Your job for the next 8 minutes:

This is the first time many of them have read a whole text in Arabic alone. It will be slow. It will be uneven. That is exactly what it's supposed to be.

When they finish the last page:

Say: "إنتَ قَرَأت قِصّة كامِلة بِالعَرَبي." (Inta qara't qissa kāmleh bil-'arabi.) — "You read a whole story in Arabic."

Let that sit.

Classroom variant: Whisper-read in pairs, then volunteers read one page aloud to the class. Every child reads at least one page solo, even if it's just the title page.


Block 6: Close the book, name the feeling (5 min)

Goal: Help them notice what just happened. Plant the next seed.

Script:

Ask in English: "How did that feel?" Listen. Don't rush the answer. Some kids will say "easy," some "hard," some "weird." All correct.

Then ask them to find:

Tonight at home (tell the child):

Read قِطَّتي to one person at home tonight. Mama, baba, jiddo, teta, a sibling, the actual cat. Anyone. Just read it once more, out loud, to someone who loves you.

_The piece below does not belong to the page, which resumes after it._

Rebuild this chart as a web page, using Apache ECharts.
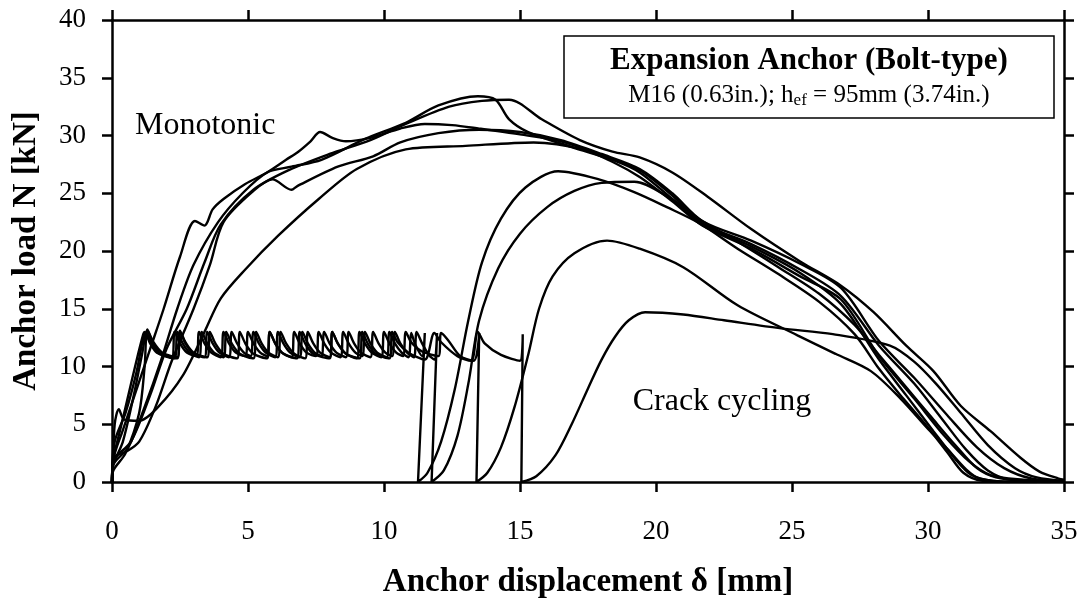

For parents: When they read to you tonight, do NOT correct them. Just listen like it's a TED talk. When they finish, say

شُكراً، قَرَأت مَنيح كَتير
(shukran, qara't mneeh kteer — "thank you, you read so well").

Goodbye:

**يَلّا، مع السَّلامة، يا قارِئ!**
(*Yalla, ma'a as-salaama, ya qāri'!*) — "Okay, goodbye, reader!"

That word — قارِئ, reader — is new. Use it on them. Earn it.


After this session


Teacher / Parent observation notes (formative — not graded)

Watch for, this session:

Observation What it suggests
🟢 Child reads pages 2–3 alone with steady voice, self-corrects Reading is consolidating. Push toward Tier 2 stories next month.
🟡 Child reads with frequent pauses but completes the story Exactly where they should be at Session 44. Keep going.
🟠 Child stalls, asks you to read, or whispers without sound Don't panic. Go back to Block 4 (read-together) at home this week. Re-read قِطَّتي three more times before Session 45.

No grading. No tests. Just notice and remember.

The day a kid reads their first whole Arabic story is a day they remember. You were there for it.